Did the Section 28A Defence Apply to Copyright in Broadcasts?

The judge's provisional finding that there was no reproduction of the broadcasts meant that he did not have to consider the application of the section 28A defence. However, he did so in case the finding is subsequently found to be incorrect.

The claimants argued that section 28A did not apply to TVC because the rights listed in the provision did not include broadcast copyright. The defendant responded by saying that section 28A departed in this regard from Article 5(1) of the Copyright Directive.

Floyd J said that he had been shown no evidence of any policy reason for the omission of broadcast copyright from the list in section 28A. In addition, interpreting section 28A as including broadcast copyright did not seem to be inconsistent with any other provision of the CDPA. As a result, the judge said that he would, if necessary, construe section 28A as applying to copyright in broadcasts, in accordance with the Copyright Directive.

He then applied section 28A to the facts to determine whether it gave TVC a defence. He noted the five requirements of the defence, set out in the ECJ’s decision in the Infopaq International A/S v. Danske Dagblades Forening (Case C-5/08):

  • the copy must be temporary;
  • the copy must be transient or incidental;
  • the copy must be an integral and essential part of a technological process;
  • the sole purpose of the process must be to enable: (i) a transmission of the work in a network between third parties by an intermediary; or (ii) a lawful use of the work; and
  • the act must have no independent economic significance.

The judge found that TVC's copies were temporary, transient and an integral and essential part of the technological process of streaming. The issue of independent economic significance was not as clear cut. It was reasonably certain that any copies contained in the buffers had no economic significance as such, although the ECJ could potentially find otherwise. However, reproduction on users' screens might well have such significance. The judge stated that the ECJ's ruling on the FAPL reference should help to clarify this point.

Section 73 Defence

The judge's decision on whether the section 73 defence applied rested on his interpretation of the word "cable" used in the section. The stream entered the internet by cable, but the last part of the transmission might be wireless: for example, where the viewer was using a wireless broadband connection or was watching the stream on a mobile phone. The judge considered that, while the internet itself should be regarded as cable, any streaming to mobile phones would be outside the scope of the defence. He said that if he did not find this to be the case, the defence would be available even if the initial re-transmission were by cable to an antenna for widespread broadcast.

The judge also accepted the claimants' argument that, because TVC's broadcasts of London regional services were transmitted indiscriminately (and not specifically to London users), they were not "made for reception" in the area into which they were re-transmitted, and did not attract the defence.

He did however find that the defence applied to the main "qualifying services" (i.e. ITV, BBC channels and Channel 4) in question, except in respect of re-transmissions that were to mobile phones or for reception outside the regional area of the service in question.

What Does This Decision Mean for the Media and Entertainment Industry?

The ECJ's ruling is likely to have a significant impact on commercial streaming of third party broadcasts, as it will help determine whether these types of live streaming services can continue to re-transmit without obtaining the consent of the broadcasters.
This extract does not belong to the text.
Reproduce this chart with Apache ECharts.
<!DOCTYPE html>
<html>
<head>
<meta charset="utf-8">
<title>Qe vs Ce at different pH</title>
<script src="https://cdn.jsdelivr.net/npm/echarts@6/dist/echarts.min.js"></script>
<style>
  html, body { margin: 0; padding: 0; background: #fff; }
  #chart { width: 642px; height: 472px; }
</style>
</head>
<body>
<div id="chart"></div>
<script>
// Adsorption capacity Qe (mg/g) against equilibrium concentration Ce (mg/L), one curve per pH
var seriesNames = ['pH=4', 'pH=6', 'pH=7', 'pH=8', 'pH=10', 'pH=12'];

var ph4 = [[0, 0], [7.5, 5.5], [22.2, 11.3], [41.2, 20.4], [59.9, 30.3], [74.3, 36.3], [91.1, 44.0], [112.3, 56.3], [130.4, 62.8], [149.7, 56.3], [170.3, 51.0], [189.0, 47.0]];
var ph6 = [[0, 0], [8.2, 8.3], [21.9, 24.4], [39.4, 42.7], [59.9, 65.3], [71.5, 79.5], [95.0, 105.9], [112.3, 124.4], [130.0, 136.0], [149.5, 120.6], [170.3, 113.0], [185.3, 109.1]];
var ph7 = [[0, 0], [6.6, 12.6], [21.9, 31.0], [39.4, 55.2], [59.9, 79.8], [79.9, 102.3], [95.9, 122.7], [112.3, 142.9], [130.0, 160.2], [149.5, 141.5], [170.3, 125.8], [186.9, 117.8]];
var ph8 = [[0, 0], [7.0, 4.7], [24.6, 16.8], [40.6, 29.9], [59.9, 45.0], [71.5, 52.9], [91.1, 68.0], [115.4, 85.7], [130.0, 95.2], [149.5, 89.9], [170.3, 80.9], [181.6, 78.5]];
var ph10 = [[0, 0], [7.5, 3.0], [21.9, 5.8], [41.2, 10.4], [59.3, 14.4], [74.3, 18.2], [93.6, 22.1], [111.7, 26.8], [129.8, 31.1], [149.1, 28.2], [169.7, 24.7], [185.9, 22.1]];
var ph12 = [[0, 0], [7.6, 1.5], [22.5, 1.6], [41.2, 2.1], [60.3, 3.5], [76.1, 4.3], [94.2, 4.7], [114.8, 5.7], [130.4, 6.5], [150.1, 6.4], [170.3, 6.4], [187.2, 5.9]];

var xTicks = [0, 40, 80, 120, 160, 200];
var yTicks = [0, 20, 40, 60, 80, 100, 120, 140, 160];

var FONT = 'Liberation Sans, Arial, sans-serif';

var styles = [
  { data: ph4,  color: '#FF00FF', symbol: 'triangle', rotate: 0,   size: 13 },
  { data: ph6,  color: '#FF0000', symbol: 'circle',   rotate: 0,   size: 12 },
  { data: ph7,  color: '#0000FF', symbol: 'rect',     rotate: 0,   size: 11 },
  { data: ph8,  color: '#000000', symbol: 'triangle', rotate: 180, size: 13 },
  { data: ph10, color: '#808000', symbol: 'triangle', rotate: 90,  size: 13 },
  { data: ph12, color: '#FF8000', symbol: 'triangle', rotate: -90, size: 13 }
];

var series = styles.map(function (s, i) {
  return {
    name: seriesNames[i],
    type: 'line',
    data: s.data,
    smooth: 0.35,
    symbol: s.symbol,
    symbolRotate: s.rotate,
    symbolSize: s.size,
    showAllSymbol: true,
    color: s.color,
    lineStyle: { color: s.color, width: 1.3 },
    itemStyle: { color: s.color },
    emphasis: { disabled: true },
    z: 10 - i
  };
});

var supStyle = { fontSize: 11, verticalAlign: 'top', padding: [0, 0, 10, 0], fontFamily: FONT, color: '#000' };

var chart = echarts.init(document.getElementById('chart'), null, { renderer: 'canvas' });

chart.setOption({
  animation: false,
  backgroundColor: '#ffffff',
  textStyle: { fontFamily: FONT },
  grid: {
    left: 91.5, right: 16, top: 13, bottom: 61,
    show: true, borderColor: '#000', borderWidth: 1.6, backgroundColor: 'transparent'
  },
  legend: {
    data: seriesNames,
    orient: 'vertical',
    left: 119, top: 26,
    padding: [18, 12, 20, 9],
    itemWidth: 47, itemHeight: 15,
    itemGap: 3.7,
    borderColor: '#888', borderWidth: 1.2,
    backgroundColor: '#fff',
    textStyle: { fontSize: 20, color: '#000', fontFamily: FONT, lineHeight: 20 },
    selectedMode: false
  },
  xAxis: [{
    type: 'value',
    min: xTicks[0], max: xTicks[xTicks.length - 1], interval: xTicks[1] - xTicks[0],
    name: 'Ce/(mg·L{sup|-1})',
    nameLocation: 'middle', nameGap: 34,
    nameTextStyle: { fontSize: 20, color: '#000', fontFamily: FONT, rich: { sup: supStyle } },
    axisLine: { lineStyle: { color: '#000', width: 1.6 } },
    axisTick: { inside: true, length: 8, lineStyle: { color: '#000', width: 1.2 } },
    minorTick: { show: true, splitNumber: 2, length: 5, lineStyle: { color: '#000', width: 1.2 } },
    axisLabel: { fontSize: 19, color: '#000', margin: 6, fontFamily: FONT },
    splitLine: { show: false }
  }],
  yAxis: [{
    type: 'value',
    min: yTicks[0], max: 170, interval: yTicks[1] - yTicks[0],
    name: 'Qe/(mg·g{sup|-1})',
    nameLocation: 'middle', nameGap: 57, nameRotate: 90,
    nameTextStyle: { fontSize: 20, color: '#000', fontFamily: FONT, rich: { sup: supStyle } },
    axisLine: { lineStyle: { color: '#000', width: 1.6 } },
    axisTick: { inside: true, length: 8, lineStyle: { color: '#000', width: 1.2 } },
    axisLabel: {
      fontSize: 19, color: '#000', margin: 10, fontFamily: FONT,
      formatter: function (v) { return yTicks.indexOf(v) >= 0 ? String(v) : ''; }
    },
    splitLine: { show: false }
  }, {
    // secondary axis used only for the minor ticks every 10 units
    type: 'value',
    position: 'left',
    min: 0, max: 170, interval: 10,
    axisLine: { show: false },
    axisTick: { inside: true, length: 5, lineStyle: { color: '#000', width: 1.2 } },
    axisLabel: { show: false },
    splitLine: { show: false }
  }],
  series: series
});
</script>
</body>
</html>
The judge's provisional view is favourable to the broadcasters' position in his finding that the streaming does infringe broadcast copyright, but it remains to be seen whether the ECJ's guidance will be consistent with that conclusion.
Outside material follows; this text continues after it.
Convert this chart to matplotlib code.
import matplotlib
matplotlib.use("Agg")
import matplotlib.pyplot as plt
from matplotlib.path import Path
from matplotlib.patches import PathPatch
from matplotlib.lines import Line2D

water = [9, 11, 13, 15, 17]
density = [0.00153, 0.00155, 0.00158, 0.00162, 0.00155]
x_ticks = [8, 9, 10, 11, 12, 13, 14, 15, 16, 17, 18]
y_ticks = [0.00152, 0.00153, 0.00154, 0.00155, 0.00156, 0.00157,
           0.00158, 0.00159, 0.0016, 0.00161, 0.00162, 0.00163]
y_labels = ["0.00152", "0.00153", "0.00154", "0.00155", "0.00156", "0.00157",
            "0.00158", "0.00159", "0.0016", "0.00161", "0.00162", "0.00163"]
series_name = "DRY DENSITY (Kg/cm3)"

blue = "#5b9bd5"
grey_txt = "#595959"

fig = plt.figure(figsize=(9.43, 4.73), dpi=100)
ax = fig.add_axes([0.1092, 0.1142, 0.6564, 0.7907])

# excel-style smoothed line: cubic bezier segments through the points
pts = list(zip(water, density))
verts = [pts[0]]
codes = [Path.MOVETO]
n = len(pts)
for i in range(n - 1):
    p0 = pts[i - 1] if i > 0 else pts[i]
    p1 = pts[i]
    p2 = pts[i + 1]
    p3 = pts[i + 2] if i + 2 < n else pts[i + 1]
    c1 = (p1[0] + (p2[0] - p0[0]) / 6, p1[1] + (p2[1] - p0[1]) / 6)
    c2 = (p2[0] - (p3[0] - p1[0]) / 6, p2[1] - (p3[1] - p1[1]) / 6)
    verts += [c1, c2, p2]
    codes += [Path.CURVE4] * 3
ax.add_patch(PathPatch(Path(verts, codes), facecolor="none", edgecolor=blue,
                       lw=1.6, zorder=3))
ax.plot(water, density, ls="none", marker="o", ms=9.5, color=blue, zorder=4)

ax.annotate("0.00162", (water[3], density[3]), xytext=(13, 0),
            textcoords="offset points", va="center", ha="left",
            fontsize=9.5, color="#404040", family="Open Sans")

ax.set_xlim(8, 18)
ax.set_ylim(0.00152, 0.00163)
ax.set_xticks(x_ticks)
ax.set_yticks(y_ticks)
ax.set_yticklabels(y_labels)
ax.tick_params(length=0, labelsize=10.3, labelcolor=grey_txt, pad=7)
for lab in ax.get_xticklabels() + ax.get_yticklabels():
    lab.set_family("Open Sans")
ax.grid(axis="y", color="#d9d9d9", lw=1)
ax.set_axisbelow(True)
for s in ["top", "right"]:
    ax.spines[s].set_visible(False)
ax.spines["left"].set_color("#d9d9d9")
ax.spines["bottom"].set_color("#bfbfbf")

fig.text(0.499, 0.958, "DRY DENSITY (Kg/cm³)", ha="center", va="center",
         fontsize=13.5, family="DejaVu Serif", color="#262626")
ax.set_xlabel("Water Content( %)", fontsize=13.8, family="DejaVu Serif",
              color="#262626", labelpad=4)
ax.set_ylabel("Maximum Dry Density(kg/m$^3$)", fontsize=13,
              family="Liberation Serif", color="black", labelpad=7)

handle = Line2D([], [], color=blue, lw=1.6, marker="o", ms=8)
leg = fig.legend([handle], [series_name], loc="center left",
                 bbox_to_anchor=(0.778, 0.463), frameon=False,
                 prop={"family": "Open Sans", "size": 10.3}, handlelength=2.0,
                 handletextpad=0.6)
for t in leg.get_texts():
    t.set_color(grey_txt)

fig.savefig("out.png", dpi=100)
In reading the judgment, it is clear that the judge considers it to be important that TVC's activities were "for profit". TVC is taking the broadcasters' feed and deliberately building a business off the back of this without the rights holders' consent. Although it is necessary to seek ECJ clarification, the judge's sympathies (as was the case in the Newzbin 2 case) very much lie with the rights owners. This is a trend that will be very much welcomed by many rights holders.